── Provided information ──

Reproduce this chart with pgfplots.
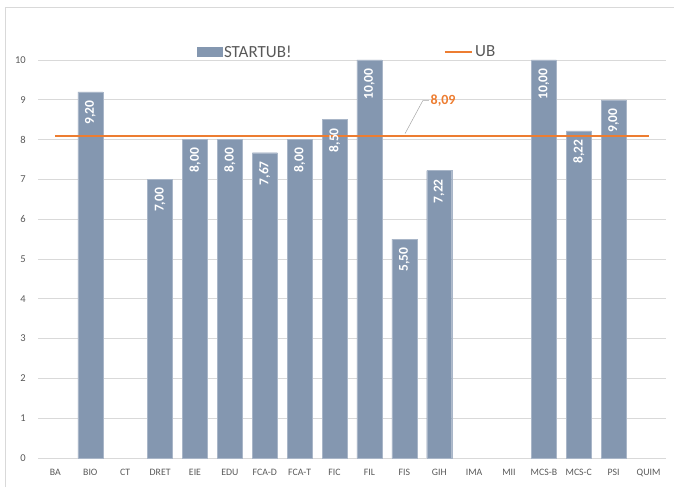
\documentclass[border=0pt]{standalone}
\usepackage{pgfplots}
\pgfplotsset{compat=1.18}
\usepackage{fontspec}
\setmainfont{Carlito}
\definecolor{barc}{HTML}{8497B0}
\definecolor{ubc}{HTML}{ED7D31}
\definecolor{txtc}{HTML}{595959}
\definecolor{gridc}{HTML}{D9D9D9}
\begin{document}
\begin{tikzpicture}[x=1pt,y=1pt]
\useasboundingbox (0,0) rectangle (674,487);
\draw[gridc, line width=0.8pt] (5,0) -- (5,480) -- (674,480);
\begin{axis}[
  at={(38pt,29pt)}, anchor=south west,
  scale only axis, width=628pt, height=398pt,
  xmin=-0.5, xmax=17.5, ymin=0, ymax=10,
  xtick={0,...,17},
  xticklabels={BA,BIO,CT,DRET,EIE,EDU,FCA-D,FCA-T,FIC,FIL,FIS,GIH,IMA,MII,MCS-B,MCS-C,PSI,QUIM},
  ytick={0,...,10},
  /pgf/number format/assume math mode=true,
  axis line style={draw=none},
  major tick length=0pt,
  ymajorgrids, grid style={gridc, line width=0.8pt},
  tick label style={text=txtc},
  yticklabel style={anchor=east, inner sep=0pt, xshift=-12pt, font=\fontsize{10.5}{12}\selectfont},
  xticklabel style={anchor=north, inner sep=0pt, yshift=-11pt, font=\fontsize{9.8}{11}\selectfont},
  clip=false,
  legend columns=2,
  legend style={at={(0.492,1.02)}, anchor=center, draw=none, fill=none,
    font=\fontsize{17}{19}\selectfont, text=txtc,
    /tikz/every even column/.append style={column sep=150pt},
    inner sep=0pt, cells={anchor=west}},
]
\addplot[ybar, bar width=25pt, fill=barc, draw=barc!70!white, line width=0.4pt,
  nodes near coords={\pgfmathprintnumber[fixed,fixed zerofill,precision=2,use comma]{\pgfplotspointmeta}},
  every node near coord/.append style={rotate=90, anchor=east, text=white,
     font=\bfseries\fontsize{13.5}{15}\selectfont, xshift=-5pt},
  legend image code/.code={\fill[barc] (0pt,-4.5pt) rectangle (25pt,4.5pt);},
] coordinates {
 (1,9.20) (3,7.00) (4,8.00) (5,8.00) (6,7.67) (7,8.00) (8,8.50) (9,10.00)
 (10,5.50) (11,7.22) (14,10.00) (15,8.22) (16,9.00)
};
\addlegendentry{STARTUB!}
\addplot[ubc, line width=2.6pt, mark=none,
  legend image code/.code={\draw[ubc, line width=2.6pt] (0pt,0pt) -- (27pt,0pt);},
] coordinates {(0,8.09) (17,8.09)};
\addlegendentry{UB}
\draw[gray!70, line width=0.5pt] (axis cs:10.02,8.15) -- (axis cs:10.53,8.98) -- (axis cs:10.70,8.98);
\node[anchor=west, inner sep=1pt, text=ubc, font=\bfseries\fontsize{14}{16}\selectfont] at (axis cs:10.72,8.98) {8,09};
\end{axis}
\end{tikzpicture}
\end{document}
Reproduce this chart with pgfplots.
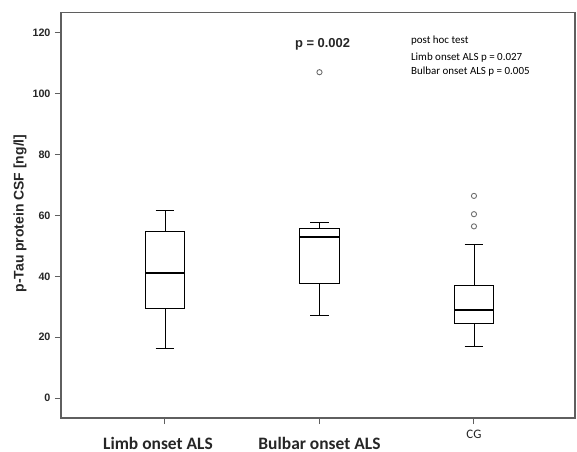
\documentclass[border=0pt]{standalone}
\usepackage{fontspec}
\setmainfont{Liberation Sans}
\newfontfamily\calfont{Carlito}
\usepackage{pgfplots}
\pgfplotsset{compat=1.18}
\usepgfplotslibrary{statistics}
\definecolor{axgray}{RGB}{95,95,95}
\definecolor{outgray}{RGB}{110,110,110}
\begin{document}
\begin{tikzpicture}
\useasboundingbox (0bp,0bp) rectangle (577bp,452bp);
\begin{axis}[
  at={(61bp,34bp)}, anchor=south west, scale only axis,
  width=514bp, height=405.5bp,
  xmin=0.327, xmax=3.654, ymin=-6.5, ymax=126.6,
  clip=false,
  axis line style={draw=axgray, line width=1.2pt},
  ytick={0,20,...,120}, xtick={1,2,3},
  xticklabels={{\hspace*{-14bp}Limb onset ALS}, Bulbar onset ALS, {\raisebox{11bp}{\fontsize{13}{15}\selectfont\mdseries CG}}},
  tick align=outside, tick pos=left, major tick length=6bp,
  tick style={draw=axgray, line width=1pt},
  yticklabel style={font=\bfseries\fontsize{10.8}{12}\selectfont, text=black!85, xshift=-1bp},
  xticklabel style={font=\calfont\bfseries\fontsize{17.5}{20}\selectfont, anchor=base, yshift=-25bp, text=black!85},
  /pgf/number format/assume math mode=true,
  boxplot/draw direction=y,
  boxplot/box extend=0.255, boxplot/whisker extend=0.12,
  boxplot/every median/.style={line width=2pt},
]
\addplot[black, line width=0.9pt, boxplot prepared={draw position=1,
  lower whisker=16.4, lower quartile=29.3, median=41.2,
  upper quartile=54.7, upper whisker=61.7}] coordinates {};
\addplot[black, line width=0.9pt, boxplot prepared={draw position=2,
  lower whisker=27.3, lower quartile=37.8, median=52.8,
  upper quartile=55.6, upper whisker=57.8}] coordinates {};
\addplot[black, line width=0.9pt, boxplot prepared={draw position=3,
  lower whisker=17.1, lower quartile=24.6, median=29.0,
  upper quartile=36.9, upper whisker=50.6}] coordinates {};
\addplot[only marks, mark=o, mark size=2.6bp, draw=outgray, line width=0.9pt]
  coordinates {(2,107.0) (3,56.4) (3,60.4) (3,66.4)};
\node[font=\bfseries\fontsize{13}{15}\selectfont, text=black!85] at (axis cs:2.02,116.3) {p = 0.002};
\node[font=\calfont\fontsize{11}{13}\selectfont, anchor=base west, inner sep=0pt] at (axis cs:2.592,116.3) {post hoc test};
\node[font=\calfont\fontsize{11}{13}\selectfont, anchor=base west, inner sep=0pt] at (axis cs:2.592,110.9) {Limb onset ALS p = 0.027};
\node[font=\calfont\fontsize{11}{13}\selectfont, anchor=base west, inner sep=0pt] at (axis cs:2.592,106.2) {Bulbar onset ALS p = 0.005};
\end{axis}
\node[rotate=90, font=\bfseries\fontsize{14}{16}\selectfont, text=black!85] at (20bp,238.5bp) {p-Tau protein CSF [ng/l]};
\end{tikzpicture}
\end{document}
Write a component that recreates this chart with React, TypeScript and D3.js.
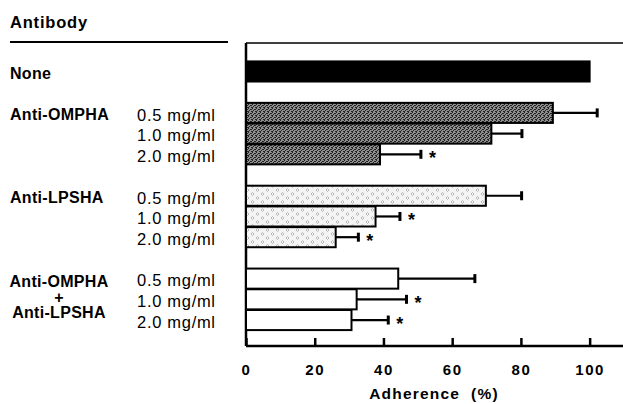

───

> The request
Omit the pictures, then output the rest of the listing exactly.

> Answer to this exercise
Reproduce this chart with pgfplots.
\documentclass[border=0pt]{standalone}
\usepackage{pgfplots}
\pgfplotsset{compat=1.18}
\usepackage{fontspec}
\setmainfont{Carlito}
\definecolor{barc}{HTML}{8497B0}
\definecolor{ubc}{HTML}{ED7D31}
\definecolor{txtc}{HTML}{595959}
\definecolor{gridc}{HTML}{D9D9D9}
\begin{document}
\begin{tikzpicture}[x=1pt,y=1pt]
\useasboundingbox (0,0) rectangle (674,487);
\draw[gridc, line width=0.8pt] (5,0) -- (5,480) -- (674,480);
\begin{axis}[
  at={(38pt,29pt)}, anchor=south west,
  scale only axis, width=628pt, height=398pt,
  xmin=-0.5, xmax=17.5, ymin=0, ymax=10,
  xtick={0,...,17},
  xticklabels={BA,BIO,CT,DRET,EIE,EDU,FCA-D,FCA-T,FIC,FIL,FIS,GIH,IMA,MII,MCS-B,MCS-C,PSI,QUIM},
  ytick={0,...,10},
  /pgf/number format/assume math mode=true,
  axis line style={draw=none},
  major tick length=0pt,
  ymajorgrids, grid style={gridc, line width=0.8pt},
  tick label style={text=txtc},
  yticklabel style={anchor=east, inner sep=0pt, xshift=-12pt, font=\fontsize{10.5}{12}\selectfont},
  xticklabel style={anchor=north, inner sep=0pt, yshift=-11pt, font=\fontsize{9.8}{11}\selectfont},
  clip=false,
  legend columns=2,
  legend style={at={(0.492,1.02)}, anchor=center, draw=none, fill=none,
    font=\fontsize{17}{19}\selectfont, text=txtc,
    /tikz/every even column/.append style={column sep=150pt},
    inner sep=0pt, cells={anchor=west}},
]
\addplot[ybar, bar width=25pt, fill=barc, draw=barc!70!white, line width=0.4pt,
  nodes near coords={\pgfmathprintnumber[fixed,fixed zerofill,precision=2,use comma]{\pgfplotspointmeta}},
  every node near coord/.append style={rotate=90, anchor=east, text=white,
     font=\bfseries\fontsize{13.5}{15}\selectfont, xshift=-5pt},
  legend image code/.code={\fill[barc] (0pt,-4.5pt) rectangle (25pt,4.5pt);},
] coordinates {
 (1,9.20) (3,7.00) (4,8.00) (5,8.00) (6,7.67) (7,8.00) (8,8.50) (9,10.00)
 (10,5.50) (11,7.22) (14,10.00) (15,8.22) (16,9.00)
};
\addlegendentry{STARTUB!}
\addplot[ubc, line width=2.6pt, mark=none,
  legend image code/.code={\draw[ubc, line width=2.6pt] (0pt,0pt) -- (27pt,0pt);},
] coordinates {(0,8.09) (17,8.09)};
\addlegendentry{UB}
\draw[gray!70, line width=0.5pt] (axis cs:10.02,8.15) -- (axis cs:10.53,8.98) -- (axis cs:10.70,8.98);
\node[anchor=west, inner sep=1pt, text=ubc, font=\bfseries\fontsize{14}{16}\selectfont] at (axis cs:10.72,8.98) {8,09};
\end{axis}
\end{tikzpicture}
\end{document}
Reproduce this chart with pgfplots.
\documentclass[border=0pt]{standalone}
\usepackage{fontspec}
\setmainfont{Liberation Sans}
\newfontfamily\calfont{Carlito}
\usepackage{pgfplots}
\pgfplotsset{compat=1.18}
\usepgfplotslibrary{statistics}
\definecolor{axgray}{RGB}{95,95,95}
\definecolor{outgray}{RGB}{110,110,110}
\begin{document}
\begin{tikzpicture}
\useasboundingbox (0bp,0bp) rectangle (577bp,452bp);
\begin{axis}[
  at={(61bp,34bp)}, anchor=south west, scale only axis,
  width=514bp, height=405.5bp,
  xmin=0.327, xmax=3.654, ymin=-6.5, ymax=126.6,
  clip=false,
  axis line style={draw=axgray, line width=1.2pt},
  ytick={0,20,...,120}, xtick={1,2,3},
  xticklabels={{\hspace*{-14bp}Limb onset ALS}, Bulbar onset ALS, {\raisebox{11bp}{\fontsize{13}{15}\selectfont\mdseries CG}}},
  tick align=outside, tick pos=left, major tick length=6bp,
  tick style={draw=axgray, line width=1pt},
  yticklabel style={font=\bfseries\fontsize{10.8}{12}\selectfont, text=black!85, xshift=-1bp},
  xticklabel style={font=\calfont\bfseries\fontsize{17.5}{20}\selectfont, anchor=base, yshift=-25bp, text=black!85},
  /pgf/number format/assume math mode=true,
  boxplot/draw direction=y,
  boxplot/box extend=0.255, boxplot/whisker extend=0.12,
  boxplot/every median/.style={line width=2pt},
]
\addplot[black, line width=0.9pt, boxplot prepared={draw position=1,
  lower whisker=16.4, lower quartile=29.3, median=41.2,
  upper quartile=54.7, upper whisker=61.7}] coordinates {};
\addplot[black, line width=0.9pt, boxplot prepared={draw position=2,
  lower whisker=27.3, lower quartile=37.8, median=52.8,
  upper quartile=55.6, upper whisker=57.8}] coordinates {};
\addplot[black, line width=0.9pt, boxplot prepared={draw position=3,
  lower whisker=17.1, lower quartile=24.6, median=29.0,
  upper quartile=36.9, upper whisker=50.6}] coordinates {};
\addplot[only marks, mark=o, mark size=2.6bp, draw=outgray, line width=0.9pt]
  coordinates {(2,107.0) (3,56.4) (3,60.4) (3,66.4)};
\node[font=\bfseries\fontsize{13}{15}\selectfont, text=black!85] at (axis cs:2.02,116.3) {p = 0.002};
\node[font=\calfont\fontsize{11}{13}\selectfont, anchor=base west, inner sep=0pt] at (axis cs:2.592,116.3) {post hoc test};
\node[font=\calfont\fontsize{11}{13}\selectfont, anchor=base west, inner sep=0pt] at (axis cs:2.592,110.9) {Limb onset ALS p = 0.027};
\node[font=\calfont\fontsize{11}{13}\selectfont, anchor=base west, inner sep=0pt] at (axis cs:2.592,106.2) {Bulbar onset ALS p = 0.005};
\end{axis}
\node[rotate=90, font=\bfseries\fontsize{14}{16}\selectfont, text=black!85] at (20bp,238.5bp) {p-Tau protein CSF [ng/l]};
\end{tikzpicture}
\end{document}
Write a component that recreates this chart with React, TypeScript and D3.js.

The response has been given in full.